Wednesday, February 19, 2020

101 Things #64 - Name That Star

It is the morning of your 110th birthday. The King1 sends a telegram. The staff in your nursing home bake a special cake. A fresh-faced reporter from the local paper comes to see you.
"Tell me" she asks eagerly "What was your greatest achievement?"
"Well, young lady" you say, as the wonderful memories flood back "They named a star after me, you know"
"Wow. A whole star? Fantastic. What did you do to deserve that?"
"Ermm ... I paid for it on the internet and received a certificate"
"Ah" says the crestfallen reporter "Been so nice meeting you but I've just heard that a dustbin has blown over in a freak 8 mph wind so I have to be off"

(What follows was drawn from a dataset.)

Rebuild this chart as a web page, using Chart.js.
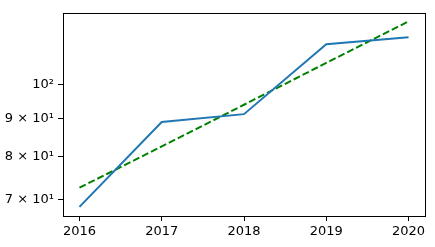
<!DOCTYPE html>
<html>
<head>
<meta charset="utf-8">
<script src="https://cdn.jsdelivr.net/npm/chart.js@4/dist/chart.umd.min.js"></script>
<style>
  html, body { margin: 0; padding: 0; background: #fff; }
  #wrap { width: 435px; height: 247px; }
</style>
</head>
<body>
<div id="wrap"><canvas id="chart" width="435" height="247"></canvas></div>
<script>
// values
const years = [2016, 2017, 2018, 2019, 2020];
const actual = [68.4, 89.0, 91.2, 113.3, 115.8];
const trend = [72.6, 82.5, 93.9, 106.9, 121.6];
const yTicks = [70, 80, 90, 100];
const yTickLabels = ['7 \u00d7 10\u00b9', '8 \u00d7 10\u00b9', '9 \u00d7 10\u00b9', '10\u00b2'];

Chart.defaults.color = '#000';
Chart.defaults.font.family = '"DejaVu Sans", sans-serif';
Chart.defaults.font.size = 13;

// black box round the plot area, like matplotlib spines
const frame = {
  id: 'frame',
  afterDraw(chart) {
    const { ctx, chartArea: a } = chart;
    ctx.save();
    ctx.strokeStyle = '#000';
    ctx.lineWidth = 1;
    ctx.strokeRect(Math.round(a.left) + 0.5, Math.round(a.top) + 0.5,
      Math.round(a.right - a.left), Math.round(a.bottom - a.top));
    ctx.restore();
  }
};

const ctx = document.getElementById('chart');
new Chart(ctx, {
  type: 'line',
  data: {
    datasets: [
      {
        data: years.map((y, i) => ({ x: y, y: actual[i] })),
        borderColor: '#1f77b4',
        borderWidth: 2,
        pointRadius: 0,
        tension: 0
      },
      {
        data: years.map((y, i) => ({ x: y, y: trend[i] })),
        borderColor: '#008000',
        borderWidth: 2,
        borderDash: [7, 3],
        pointRadius: 0,
        tension: 0
      }
    ]
  },
  options: {
    responsive: false,
    animation: false,
    layout: { padding: { top: 13, right: 10, left: 0, bottom: 0 } },
    plugins: { legend: { display: false }, tooltip: { enabled: false } },
    scales: {
      x: {
        type: 'linear',
        min: 2015.8,
        max: 2020.2,
        afterBuildTicks: s => { s.ticks = years.map(v => ({ value: v })); },
        afterFit: s => { s.height = 31; },
        ticks: { callback: v => String(v), padding: 3, maxRotation: 0 },
        grid: { drawOnChartArea: false, drawTicks: true, tickLength: 5, color: '#000' },
        border: { display: true, color: '#000' }
      },
      y: {
        type: 'logarithmic',
        min: 66.5,
        max: 124.8,
        afterBuildTicks: s => { s.ticks = yTicks.map(v => ({ value: v })); },
        afterFit: s => { s.width = 63; },
        ticks: {
          callback: v => yTickLabels[yTicks.indexOf(v)],
          padding: 4
        },
        grid: { drawOnChartArea: false, drawTicks: true, tickLength: 5, color: '#000' },
        border: { display: true, color: '#000' }
      }
    }
  },
  plugins: [frame]
});
</script>
</body>
</html>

And this, dear reader, is why the notion posited by a contributor to Pinterest that one should

Have a star named after you

goes smoothly and without regret into my anti-bucket list compendium
101 Things I Refuse To Do Before I Die.

Stars are named by international convention. They are not named after people, apart from rare exceptions such as Barnard's star. You cannot simply point to a glittering dot in the sky and say "That one, that one there, it shall be forever known as Zelda Potrezebie III".

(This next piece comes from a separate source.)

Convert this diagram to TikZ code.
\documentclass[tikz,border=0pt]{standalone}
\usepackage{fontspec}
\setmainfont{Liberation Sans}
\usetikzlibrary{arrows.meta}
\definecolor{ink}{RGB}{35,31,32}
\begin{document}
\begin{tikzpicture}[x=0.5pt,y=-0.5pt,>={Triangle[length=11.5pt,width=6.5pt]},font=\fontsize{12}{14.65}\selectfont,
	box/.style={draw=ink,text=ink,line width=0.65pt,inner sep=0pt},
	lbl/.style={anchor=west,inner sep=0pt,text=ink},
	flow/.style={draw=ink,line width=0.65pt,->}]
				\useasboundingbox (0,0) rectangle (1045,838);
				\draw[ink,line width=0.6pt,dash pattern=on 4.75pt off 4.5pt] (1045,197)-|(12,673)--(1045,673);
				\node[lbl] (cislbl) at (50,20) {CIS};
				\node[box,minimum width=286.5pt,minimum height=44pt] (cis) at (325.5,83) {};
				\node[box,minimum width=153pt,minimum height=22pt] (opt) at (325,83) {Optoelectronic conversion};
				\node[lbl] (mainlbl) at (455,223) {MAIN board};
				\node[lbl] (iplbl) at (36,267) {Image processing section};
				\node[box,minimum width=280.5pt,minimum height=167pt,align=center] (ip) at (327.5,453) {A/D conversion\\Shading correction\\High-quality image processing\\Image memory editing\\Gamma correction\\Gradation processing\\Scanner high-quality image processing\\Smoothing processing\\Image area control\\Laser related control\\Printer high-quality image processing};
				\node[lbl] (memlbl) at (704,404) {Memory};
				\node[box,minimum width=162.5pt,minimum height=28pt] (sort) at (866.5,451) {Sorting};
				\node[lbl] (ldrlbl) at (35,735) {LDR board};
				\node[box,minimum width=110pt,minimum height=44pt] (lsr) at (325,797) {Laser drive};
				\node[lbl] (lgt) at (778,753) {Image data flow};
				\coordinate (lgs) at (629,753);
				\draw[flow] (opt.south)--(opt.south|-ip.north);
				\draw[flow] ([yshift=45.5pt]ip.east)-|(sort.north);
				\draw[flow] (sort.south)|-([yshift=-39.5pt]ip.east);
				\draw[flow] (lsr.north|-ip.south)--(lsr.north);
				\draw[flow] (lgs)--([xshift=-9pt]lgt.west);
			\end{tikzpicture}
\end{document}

What you can do is to pay to have your name recorded on a list and to receive a few bits of rubbish to display on your shelves. The list is one kept by the vendors, there is no meaning to it at all and as anyone can start a list of stars and sell them, there can be any number of people all thinking that the same star bears their name. It is a con to which the old fashioned hucksters who used to sell London Bridge to unsuspecting tourists would doff their hats in respect.

Here, just for example, is the blurb on the World Star Register website if you select, not just any old star, but a supernova (you will note, in passing, that they don't understand the difference between a star and a constellation)
Name one of the brightest stars in the sky, a Supernova star. You can choose a constellation or allow us to select one for you. Included with your lovely presentation box will be a 20mm Swarovski® Star crystal, the Swarovski® star has a hole size of 1.4mm so can be worn on a thin necklace, or hung as a pendant near to a window.
Your star name and its coordinates will be entered into the World Star Register™ for eternity, and available to locate anytime via our online database, with a physical copy published in the British library.2
You'll also receive all the required information to locate your supernova star in the night sky, and your gift will arrive packaged in a presentation gift box to keep all your documents safe.
.....
Rated 5.00 out of 5 based on 1 customer rating (1 customer review) 

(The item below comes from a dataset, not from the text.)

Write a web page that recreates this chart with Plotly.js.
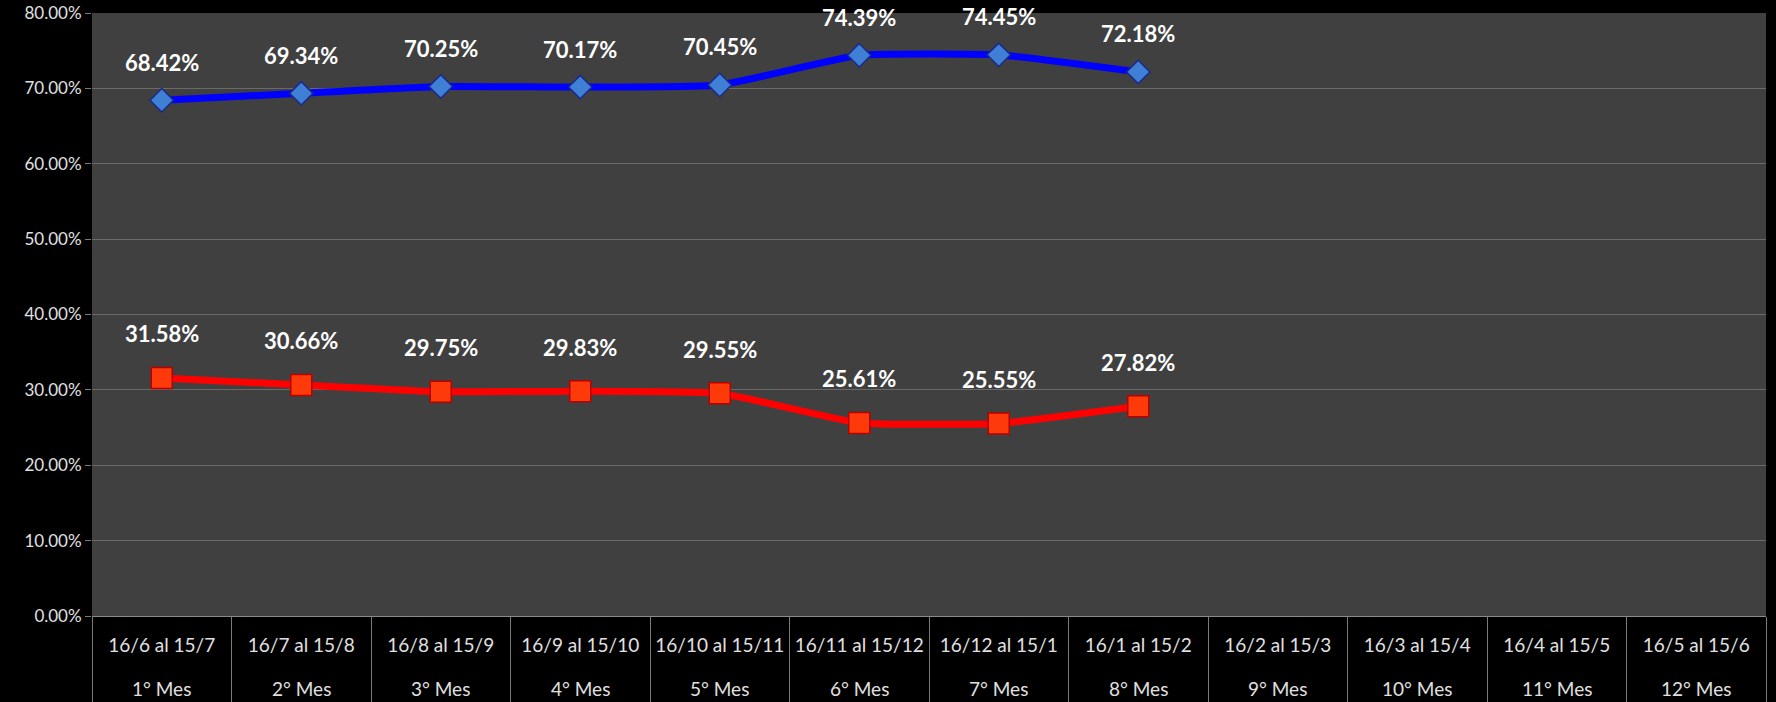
<!DOCTYPE html>
<html>
<head>
<meta charset="utf-8">
<script src="https://cdn.plot.ly/plotly-3.0.1.min.js"></script>
<style>html,body{margin:0;padding:0;background:#000;}#chart{width:1776px;height:702px;}</style>
</head>
<body>
<div id="chart"></div>
<script>
const periods = ['16/6 al 15/7','16/7 al 15/8','16/8 al 15/9','16/9 al 15/10','16/10 al 15/11','16/11 al 15/12','16/12 al 15/1','16/1 al 15/2','16/2 al 15/3','16/3 al 15/4','16/4 al 15/5','16/5 al 15/6'];
const months = ['1° Mes','2° Mes','3° Mes','4° Mes','5° Mes','6° Mes','7° Mes','8° Mes','9° Mes','10° Mes','11° Mes','12° Mes'];
const serieAzul = [68.42, 69.34, 70.25, 70.17, 70.45, 74.39, 74.45, 72.18];
const serieRoja = [31.58, 30.66, 29.75, 29.83, 29.55, 25.61, 25.55, 27.82];
const yTickVals = [0, 10, 20, 30, 40, 50, 60, 70, 80];

const FONT = 'Lato, "Open Sans", sans-serif';
const xs = periods.slice(0, serieAzul.length);

const traces = [
  {
    x: xs, y: serieAzul.map(v => v / 100), type: 'scatter', mode: 'lines+markers', name: 'Serie 1',
    line: {color: '#0000ff', width: 7, shape: 'spline', smoothing: 0.4},
    marker: {symbol: 'diamond', size: 18, color: '#3f7fd6', line: {color: '#1a2a8c', width: 1.5}}
  },
  {
    x: xs, y: serieRoja.map(v => v / 100), type: 'scatter', mode: 'lines+markers', name: 'Serie 2',
    line: {color: '#ff0000', width: 7, shape: 'spline', smoothing: 0.4},
    marker: {symbol: 'square', size: 21, color: '#ff3a0a', line: {color: '#b80000', width: 1.5}}
  }
];

const annotations = [];
[[serieAzul, 38], [serieRoja, 44]].forEach(([s, off]) => {
  s.forEach((v, i) => {
    annotations.push({
      x: periods[i], y: v / 100, xref: 'x', yref: 'y', text: v.toFixed(2) + '%',
      showarrow: false, yshift: off,
      font: {family: FONT, size: 22, color: '#ffffff', weight: 'bold'}
    });
  });
});
months.forEach((m, i) => {
  annotations.push({
    x: periods[i], y: 0, xref: 'x', yref: 'paper', text: m, showarrow: false,
    yanchor: 'middle', yshift: -72, font: {family: FONT, size: 19, color: '#e0e0e0'}
  });
});

const layout = {
  width: 1776, height: 702,
  paper_bgcolor: '#000000', plot_bgcolor: '#404040',
  margin: {l: 92, r: 10, t: 13, b: 86},
  showlegend: false,
  font: {family: FONT, color: '#e0e0e0'},
  xaxis: {
    type: 'category', categoryorder: 'array', categoryarray: periods,
    range: [-0.5, periods.length - 0.5], fixedrange: true,
    showgrid: false, zeroline: false,
    showline: true, linecolor: '#8a8a8a', linewidth: 1,
    ticks: 'outside', tickson: 'boundaries', ticklen: 86, tickcolor: '#7a7a7a', tickwidth: 1,
    tickangle: 0, automargin: false,
    ticklabelstandoff: 12,
    tickfont: {family: FONT, size: 19, color: '#e0e0e0'}
  },
  yaxis: {
    range: [0, 0.8], tickvals: yTickVals.map(v => v / 100), tickformat: '.2%',
    showgrid: true, gridcolor: '#6a6a6a', gridwidth: 1, zeroline: false,
    showline: false, ticks: 'outside', ticklen: 6, tickcolor: '#7a7a7a',
    tickfont: {family: FONT, size: 17, color: '#e0e0e0'}
  },
  annotations: annotations
};

Plotly.newPlot('chart', traces, layout, {displayModeBar: false, staticPlot: true});
</script>
</body>
</html>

Your crystal and pendant and other tat will cost you a mere £129 in this case.

I love that glowing rating, based on a massive customer response of one whole vote, but the silliest bit is "Your star name will be entered into the World Star Register for eternity". Eternity? Not just a rather long time but for all time and beyond, an infinite amount of time. I wonder how they can be so sure.

Whatever they may mean, as it is pretty unlikely that this business and its register will be around in thirty years (based on normal small business life-cycles), and absolutely certain it will not be trading on Earth in about 3 billion years when the sun swells to become a red giant, I think we can cheerfully dismiss this claim as garbage however tongue-in-cheek they may claim it to be.

 It is a bit of fun, of course, to have a glossy certificate and a presentation album and some crystals and things. But you do not end up with a supernova, or an ordinary star, named after you in any meaningful sense. And to have this as a bucket-list achievement fails on two counts - it doesn't work and it merely involves sending some money off. There is nothing to feel good about and, as our little vignette at the head of this column suggests, bugger-all to be proud about  and that is why I steadfastly refuse to do it.

 -&-&-&-&-

 Readers: Forget all this nonsense about having a star named after you. That is so 2018! Impress your friends by having an entire GALAXY in your name. Yes, a swirling mass of up to 400 billion stars*, plus huge amounts of dust, dark matter and possibly advanced alien civilizations, will bear your name not only to the end of time in this universe but in all other universes that may come after. Simply pick one of the galaxies shown in this photo (and every dot is a galaxy) and send us your chosen name and just £493.

Pic: ScienceMag.org

Terms and conditions apply for most of the rest of eternity and, for just £150 extra, can be sent to you in a presentation album bound in genuine faux-Morocco with a red tassel on the outside and a certificate that shows you alone are the owner of that particular copy of the T&Cs.

* No refunds can be made should your selection be of a dwarf galaxy with only a lousy few million stars.


Footnotes:
1. Surely Her Majesty's long and distinguished reign will have terminated by then
2. The British Library receives by law a copy of all books published in the UK. This is not in any way a sign of official approval.